%%

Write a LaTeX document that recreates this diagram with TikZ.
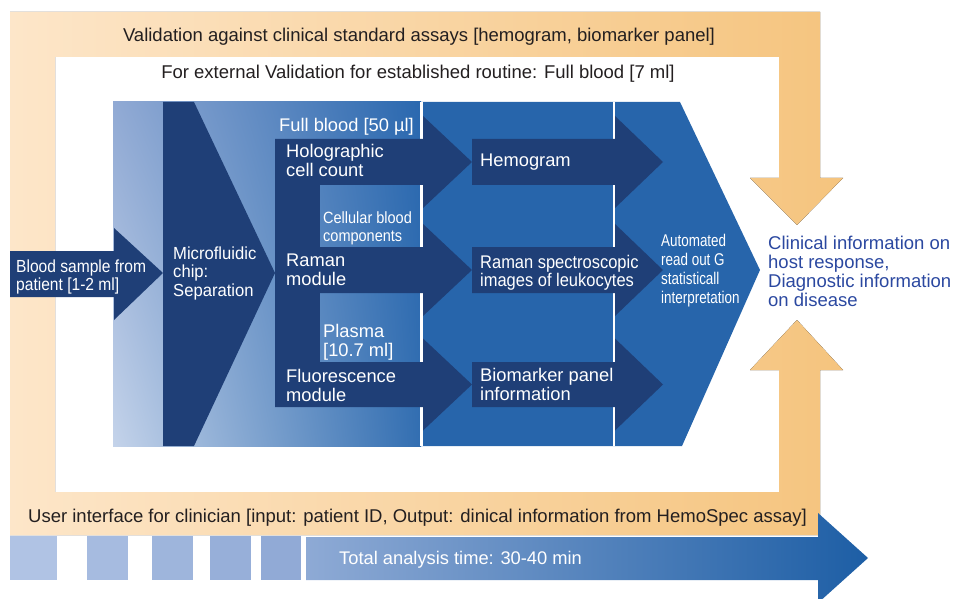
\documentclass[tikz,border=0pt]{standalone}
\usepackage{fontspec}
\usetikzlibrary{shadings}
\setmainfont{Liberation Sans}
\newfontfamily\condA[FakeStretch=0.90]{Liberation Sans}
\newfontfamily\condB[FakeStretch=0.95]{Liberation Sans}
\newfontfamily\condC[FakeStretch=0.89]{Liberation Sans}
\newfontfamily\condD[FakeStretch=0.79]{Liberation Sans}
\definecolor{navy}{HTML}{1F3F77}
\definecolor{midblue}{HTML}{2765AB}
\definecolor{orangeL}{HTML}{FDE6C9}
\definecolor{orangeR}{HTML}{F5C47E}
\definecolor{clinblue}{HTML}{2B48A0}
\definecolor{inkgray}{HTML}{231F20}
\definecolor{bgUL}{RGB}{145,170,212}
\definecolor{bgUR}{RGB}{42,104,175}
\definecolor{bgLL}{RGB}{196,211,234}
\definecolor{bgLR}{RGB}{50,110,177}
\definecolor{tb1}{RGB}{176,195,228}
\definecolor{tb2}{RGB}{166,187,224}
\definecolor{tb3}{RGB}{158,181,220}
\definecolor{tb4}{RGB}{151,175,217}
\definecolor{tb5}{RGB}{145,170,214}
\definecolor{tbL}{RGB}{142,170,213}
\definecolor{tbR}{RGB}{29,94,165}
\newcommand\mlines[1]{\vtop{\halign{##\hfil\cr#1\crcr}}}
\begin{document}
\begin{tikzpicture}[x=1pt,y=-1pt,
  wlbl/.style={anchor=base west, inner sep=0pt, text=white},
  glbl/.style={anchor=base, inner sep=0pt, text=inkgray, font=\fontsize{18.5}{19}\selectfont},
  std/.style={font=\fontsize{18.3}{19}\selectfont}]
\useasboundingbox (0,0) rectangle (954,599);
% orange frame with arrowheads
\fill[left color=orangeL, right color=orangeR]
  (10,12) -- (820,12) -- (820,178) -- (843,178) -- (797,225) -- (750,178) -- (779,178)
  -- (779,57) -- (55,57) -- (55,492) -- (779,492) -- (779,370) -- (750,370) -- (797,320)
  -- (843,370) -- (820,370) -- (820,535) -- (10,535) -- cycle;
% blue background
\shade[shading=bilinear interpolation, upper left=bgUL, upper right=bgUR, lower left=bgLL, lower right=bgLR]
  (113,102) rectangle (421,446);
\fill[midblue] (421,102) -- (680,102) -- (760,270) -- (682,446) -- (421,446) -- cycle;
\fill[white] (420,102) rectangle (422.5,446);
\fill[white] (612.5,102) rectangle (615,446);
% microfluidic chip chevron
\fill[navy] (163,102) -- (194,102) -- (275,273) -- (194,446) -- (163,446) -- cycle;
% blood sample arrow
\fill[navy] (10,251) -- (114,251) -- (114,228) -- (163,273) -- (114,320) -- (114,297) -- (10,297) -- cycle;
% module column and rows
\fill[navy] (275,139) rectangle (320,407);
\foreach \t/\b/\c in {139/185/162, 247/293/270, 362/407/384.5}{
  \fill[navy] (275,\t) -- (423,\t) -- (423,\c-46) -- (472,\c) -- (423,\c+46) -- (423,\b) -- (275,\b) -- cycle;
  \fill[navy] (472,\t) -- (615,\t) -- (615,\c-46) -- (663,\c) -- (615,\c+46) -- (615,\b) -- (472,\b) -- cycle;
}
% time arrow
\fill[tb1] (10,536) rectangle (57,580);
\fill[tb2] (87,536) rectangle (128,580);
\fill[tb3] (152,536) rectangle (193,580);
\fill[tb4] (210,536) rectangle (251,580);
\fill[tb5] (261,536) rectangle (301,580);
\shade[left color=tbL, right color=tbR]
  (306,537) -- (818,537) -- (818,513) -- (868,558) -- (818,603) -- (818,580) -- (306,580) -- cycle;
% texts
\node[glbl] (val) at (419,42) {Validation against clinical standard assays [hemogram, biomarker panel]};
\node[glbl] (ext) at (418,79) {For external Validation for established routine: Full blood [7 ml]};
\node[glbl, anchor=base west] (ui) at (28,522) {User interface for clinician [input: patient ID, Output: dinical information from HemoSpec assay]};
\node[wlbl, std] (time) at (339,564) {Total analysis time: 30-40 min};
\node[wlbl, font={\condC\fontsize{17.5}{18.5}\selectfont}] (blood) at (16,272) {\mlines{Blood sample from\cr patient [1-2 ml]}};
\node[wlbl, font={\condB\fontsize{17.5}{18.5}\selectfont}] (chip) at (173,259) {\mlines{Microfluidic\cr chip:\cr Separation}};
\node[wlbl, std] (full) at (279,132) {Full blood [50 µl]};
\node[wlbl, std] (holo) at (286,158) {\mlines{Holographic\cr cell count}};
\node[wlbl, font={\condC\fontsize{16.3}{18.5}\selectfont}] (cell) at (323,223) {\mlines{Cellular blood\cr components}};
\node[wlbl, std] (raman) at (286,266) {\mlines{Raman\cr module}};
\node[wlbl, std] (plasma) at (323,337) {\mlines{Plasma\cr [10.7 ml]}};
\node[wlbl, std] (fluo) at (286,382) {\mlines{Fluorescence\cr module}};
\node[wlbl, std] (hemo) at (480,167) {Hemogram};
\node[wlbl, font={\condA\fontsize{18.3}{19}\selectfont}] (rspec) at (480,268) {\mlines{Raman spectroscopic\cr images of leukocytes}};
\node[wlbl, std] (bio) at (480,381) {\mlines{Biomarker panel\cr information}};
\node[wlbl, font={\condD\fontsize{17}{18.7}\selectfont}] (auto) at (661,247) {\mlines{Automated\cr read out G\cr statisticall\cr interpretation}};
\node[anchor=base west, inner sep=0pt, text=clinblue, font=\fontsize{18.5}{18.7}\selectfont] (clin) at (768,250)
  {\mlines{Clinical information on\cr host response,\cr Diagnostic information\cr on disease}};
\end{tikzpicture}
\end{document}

%%
%%

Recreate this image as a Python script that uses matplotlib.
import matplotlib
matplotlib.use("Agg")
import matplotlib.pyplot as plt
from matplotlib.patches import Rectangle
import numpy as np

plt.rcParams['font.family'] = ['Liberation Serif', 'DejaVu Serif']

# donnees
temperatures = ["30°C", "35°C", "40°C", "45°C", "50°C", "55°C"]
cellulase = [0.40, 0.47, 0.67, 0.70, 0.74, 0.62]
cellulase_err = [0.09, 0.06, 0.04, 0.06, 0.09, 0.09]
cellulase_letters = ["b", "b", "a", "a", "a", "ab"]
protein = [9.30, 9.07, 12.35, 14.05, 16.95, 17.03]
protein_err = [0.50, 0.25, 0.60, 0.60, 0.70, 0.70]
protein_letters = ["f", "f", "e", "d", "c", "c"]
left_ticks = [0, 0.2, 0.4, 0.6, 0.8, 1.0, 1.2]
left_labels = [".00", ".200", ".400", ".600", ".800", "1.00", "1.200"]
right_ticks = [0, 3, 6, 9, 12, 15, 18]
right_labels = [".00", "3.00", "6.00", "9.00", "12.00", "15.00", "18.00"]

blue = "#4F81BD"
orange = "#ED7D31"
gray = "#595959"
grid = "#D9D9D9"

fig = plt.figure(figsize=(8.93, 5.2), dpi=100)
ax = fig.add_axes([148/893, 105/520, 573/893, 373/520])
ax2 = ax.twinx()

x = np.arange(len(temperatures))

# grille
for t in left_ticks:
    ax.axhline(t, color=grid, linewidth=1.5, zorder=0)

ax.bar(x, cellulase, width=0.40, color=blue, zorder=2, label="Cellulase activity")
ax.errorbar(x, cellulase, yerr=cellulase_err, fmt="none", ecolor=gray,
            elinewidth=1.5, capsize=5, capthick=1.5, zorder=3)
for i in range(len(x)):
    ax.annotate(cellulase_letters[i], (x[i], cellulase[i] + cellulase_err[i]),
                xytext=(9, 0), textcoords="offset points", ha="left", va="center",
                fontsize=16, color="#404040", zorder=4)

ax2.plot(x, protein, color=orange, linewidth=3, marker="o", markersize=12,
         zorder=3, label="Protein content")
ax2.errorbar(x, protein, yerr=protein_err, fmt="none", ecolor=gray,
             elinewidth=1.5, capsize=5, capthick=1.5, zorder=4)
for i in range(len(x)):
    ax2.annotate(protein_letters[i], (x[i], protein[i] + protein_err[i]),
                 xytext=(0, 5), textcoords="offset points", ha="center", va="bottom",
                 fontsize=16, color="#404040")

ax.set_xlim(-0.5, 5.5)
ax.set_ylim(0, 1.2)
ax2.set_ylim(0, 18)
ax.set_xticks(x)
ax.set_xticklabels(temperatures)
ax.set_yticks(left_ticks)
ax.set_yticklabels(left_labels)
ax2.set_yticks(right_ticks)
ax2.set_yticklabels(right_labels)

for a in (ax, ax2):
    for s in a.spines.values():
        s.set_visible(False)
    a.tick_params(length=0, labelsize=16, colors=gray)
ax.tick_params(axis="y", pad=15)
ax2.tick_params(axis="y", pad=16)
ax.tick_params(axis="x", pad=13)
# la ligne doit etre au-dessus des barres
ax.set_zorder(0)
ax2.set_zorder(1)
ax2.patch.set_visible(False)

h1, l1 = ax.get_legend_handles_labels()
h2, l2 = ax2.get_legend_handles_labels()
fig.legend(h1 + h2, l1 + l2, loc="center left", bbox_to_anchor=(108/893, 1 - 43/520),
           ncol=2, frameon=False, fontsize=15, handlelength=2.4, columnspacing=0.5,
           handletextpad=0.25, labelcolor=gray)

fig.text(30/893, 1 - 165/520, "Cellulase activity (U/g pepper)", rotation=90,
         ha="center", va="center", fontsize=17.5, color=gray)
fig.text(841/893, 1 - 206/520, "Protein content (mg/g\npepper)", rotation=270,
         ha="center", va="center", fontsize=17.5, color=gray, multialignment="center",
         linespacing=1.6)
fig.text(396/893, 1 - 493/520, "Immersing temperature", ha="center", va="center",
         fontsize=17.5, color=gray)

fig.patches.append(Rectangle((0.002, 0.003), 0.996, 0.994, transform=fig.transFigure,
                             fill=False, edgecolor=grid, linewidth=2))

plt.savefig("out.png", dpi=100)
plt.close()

%%
%%

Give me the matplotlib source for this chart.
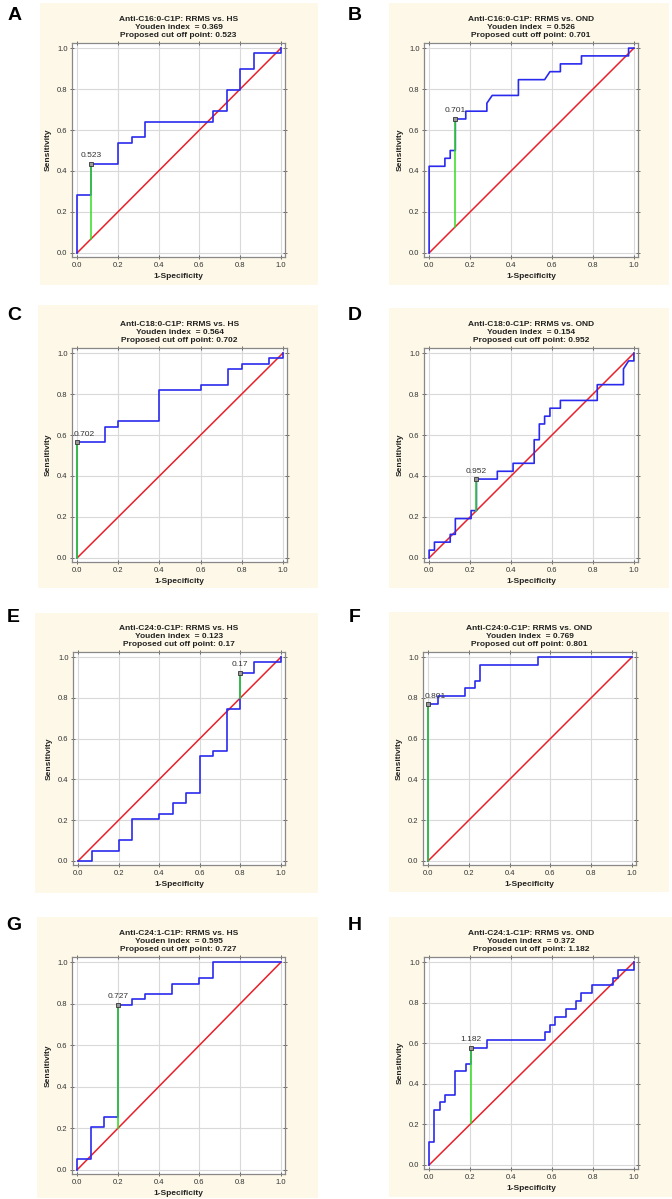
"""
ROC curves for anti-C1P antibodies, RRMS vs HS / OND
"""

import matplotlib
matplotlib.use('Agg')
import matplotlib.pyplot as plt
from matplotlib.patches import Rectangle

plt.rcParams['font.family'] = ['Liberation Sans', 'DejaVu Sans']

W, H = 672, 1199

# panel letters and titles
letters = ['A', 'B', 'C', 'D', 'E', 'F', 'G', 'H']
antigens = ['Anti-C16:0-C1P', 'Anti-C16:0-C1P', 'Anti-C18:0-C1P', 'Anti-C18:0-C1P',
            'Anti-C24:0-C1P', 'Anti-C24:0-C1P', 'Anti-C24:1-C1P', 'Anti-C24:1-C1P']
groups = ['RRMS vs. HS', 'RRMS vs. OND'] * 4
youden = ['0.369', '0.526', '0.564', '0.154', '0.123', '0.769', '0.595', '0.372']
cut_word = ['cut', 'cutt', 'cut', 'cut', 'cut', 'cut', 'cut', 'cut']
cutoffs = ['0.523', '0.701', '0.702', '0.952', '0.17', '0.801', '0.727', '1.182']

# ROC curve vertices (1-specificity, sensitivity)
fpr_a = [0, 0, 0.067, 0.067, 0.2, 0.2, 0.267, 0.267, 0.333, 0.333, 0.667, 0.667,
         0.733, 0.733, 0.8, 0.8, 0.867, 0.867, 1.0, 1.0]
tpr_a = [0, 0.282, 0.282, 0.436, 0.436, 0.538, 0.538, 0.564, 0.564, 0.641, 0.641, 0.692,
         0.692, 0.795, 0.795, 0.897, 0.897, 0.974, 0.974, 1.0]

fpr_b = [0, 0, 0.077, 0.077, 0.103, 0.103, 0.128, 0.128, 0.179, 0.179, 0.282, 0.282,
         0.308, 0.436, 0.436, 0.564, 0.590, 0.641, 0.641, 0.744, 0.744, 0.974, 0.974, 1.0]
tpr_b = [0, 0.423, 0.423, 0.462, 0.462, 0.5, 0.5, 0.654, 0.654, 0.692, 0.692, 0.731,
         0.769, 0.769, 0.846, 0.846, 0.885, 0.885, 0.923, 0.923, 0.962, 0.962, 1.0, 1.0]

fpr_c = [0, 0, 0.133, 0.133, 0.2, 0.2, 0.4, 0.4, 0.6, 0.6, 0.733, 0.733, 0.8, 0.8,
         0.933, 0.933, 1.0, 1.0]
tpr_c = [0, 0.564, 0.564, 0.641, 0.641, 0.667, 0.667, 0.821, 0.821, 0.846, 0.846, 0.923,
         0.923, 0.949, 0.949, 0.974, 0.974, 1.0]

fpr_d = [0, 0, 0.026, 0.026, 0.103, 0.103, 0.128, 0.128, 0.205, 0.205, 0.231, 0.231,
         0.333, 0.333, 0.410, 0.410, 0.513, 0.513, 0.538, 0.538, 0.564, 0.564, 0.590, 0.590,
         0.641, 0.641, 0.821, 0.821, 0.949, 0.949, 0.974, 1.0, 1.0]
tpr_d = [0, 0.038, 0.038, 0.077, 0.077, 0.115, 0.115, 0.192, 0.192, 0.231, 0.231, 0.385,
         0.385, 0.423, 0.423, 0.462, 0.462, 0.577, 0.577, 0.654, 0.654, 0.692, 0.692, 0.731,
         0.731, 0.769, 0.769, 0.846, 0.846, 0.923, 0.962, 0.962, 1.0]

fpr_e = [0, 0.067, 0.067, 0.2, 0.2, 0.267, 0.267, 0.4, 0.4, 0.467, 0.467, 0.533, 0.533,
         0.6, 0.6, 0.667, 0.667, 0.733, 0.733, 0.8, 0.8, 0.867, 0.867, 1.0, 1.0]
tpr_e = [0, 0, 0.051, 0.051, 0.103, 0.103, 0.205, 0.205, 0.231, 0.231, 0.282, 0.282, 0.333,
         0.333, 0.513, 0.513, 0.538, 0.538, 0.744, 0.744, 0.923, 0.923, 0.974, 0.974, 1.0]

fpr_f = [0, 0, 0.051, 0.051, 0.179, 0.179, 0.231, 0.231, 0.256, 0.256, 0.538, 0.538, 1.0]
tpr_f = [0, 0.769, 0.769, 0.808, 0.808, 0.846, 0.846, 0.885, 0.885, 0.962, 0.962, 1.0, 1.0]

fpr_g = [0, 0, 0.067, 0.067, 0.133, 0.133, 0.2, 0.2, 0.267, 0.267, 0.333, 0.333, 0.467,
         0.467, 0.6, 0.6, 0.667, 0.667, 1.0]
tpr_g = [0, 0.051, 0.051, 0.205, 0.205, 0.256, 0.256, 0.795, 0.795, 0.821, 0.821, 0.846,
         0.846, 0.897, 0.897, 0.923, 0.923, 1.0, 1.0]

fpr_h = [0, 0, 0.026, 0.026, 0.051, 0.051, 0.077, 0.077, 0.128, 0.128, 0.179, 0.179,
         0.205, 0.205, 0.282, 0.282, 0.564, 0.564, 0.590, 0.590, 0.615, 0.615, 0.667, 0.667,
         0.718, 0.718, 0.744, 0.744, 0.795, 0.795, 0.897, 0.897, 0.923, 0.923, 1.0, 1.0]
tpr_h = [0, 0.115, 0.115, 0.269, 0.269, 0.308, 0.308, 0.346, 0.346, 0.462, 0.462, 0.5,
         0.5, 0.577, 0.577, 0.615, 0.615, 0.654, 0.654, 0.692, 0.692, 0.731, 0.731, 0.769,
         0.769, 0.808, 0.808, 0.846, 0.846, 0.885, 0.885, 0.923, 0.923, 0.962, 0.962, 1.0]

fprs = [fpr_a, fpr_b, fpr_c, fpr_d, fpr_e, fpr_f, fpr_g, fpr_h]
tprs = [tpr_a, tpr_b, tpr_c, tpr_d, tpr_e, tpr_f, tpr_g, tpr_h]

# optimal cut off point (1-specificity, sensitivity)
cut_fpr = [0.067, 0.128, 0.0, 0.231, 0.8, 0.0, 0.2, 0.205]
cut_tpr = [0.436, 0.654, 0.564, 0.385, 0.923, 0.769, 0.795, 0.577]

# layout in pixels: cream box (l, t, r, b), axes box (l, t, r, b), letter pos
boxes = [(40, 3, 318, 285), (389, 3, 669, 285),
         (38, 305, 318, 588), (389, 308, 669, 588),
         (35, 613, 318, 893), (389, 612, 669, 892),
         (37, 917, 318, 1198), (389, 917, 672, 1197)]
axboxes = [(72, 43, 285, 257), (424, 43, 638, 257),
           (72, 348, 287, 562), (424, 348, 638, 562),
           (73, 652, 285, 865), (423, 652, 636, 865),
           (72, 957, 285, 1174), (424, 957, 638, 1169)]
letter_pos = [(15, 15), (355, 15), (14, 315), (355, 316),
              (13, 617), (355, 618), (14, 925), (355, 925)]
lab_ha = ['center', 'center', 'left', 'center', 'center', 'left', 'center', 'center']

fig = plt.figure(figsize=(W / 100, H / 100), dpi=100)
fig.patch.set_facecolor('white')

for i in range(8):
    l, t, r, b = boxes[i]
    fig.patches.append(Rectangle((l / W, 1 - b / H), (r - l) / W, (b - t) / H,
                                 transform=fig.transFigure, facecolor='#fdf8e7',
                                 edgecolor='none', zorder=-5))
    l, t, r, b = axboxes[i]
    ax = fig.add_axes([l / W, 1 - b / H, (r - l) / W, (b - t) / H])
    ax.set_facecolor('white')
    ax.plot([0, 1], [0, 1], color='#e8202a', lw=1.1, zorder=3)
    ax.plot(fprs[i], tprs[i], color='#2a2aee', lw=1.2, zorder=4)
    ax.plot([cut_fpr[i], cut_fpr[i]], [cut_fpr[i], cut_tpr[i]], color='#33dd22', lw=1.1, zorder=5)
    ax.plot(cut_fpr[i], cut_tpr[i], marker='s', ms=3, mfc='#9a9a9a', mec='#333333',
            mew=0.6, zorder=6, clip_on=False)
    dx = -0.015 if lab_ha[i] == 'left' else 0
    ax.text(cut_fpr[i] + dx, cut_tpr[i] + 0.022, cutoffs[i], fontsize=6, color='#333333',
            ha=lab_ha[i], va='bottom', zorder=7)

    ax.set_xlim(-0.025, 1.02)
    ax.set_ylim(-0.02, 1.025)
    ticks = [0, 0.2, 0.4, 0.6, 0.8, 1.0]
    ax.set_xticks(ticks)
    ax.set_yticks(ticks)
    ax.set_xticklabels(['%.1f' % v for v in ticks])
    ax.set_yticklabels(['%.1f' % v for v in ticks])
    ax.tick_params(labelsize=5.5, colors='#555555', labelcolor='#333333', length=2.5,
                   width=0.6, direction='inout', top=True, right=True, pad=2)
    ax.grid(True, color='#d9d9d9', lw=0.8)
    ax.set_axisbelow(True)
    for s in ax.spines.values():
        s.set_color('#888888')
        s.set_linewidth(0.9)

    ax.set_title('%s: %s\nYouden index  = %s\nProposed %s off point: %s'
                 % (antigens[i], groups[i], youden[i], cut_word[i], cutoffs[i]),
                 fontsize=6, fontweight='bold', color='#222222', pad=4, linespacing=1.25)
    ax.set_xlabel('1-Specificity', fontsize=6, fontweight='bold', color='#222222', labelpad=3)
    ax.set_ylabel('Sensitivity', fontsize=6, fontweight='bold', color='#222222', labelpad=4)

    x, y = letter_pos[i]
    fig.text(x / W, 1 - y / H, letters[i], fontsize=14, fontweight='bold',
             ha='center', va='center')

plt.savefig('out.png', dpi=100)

%%

▶ The problem
Leaving out the pictures, extract the stretch from the line holding "Give me the matplotlib source for this chart." through the line holding "W, H = 672, 1199", word for word.

▶ Task response
Give me the matplotlib source for this chart.
"""
ROC curves for anti-C1P antibodies, RRMS vs HS / OND
"""

import matplotlib
matplotlib.use('Agg')
import matplotlib.pyplot as plt
from matplotlib.patches import Rectangle

plt.rcParams['font.family'] = ['Liberation Sans', 'DejaVu Sans']

W, H = 672, 1199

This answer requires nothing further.